Another factor that contributed to the appreciation of the peso on Friday, according to Monex, was data that showed that the Mexican economy grew 4.2% in real terms in October compared to the same month of 2022, and 3.5% annually between January and October.
The peso also benefited from a global weakening of the dollar, the El Economista newspaper reported. The DXY index, which measures the value of the dollar against a basket of foreign currencies, was down slightly shortly after 10 a.m.
James Salazar, deputy director of economic analysis at CIBanco, told El Financiero that favorable inflation data out of the U.S. could help keep the peso below 17 to the dollar for the remainder of the year.
However, Monex’s director of analysis Janneth Quiroz told El Financiero that she expects a USD:MXN exchange rate of 17.35 at the end of 2023.
With reports from El Economista and El Financiero
Always appreciate these updates about the peso!
Peso is strength do to Mexico’s high interest rate no reason should be maintained at 11.5 % other than to keep pesos strong
Why does the headline characterize this as the “best” rate? A strong peso is not a good thing in many ways: it cheapens dollar remittances, reduces competitiveness vs other exporting nations, increases consumer buying power for imports which weakens Mexican manufacturing.
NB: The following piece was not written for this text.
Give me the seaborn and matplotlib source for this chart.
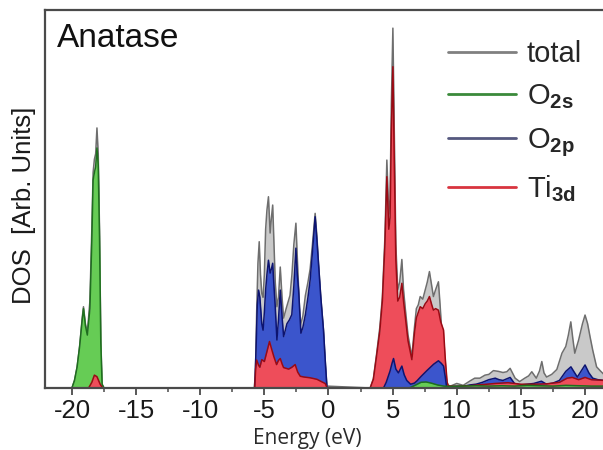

It would be more accurate to characterize currrency rates in terms of higher or lower and leave out the value judgment.
The rising or stronger peso is not in the best interest of anyone except the Morena Party. AMLO is encouraging the wealthy Mexicans to buy these high paying bonds in hopes that they will continue to fund the Moreno party. One of the women running for the next Presidential election is a Moreno.
They may claim that this is to fight inflation, which is absurd, as most Mexicans don’t trade dollars to pesos. The only people that trade US$ to pesos are foreign workers sending money home. These US$ buy far fewer pesos. It certainly doesn’t benefit onshoring as this creates higher labor, materials, services and construction costs.
Can you imagine the US deficit if they paid 11.5% on treasuries? These rates are crippling the Mexican national economy. Once the new president is in, no matter who, these rates will be cut drastically. You will then see the peso have a significant drop. It will probably settle around 20:1 which provides for an easily manageable conversion rate.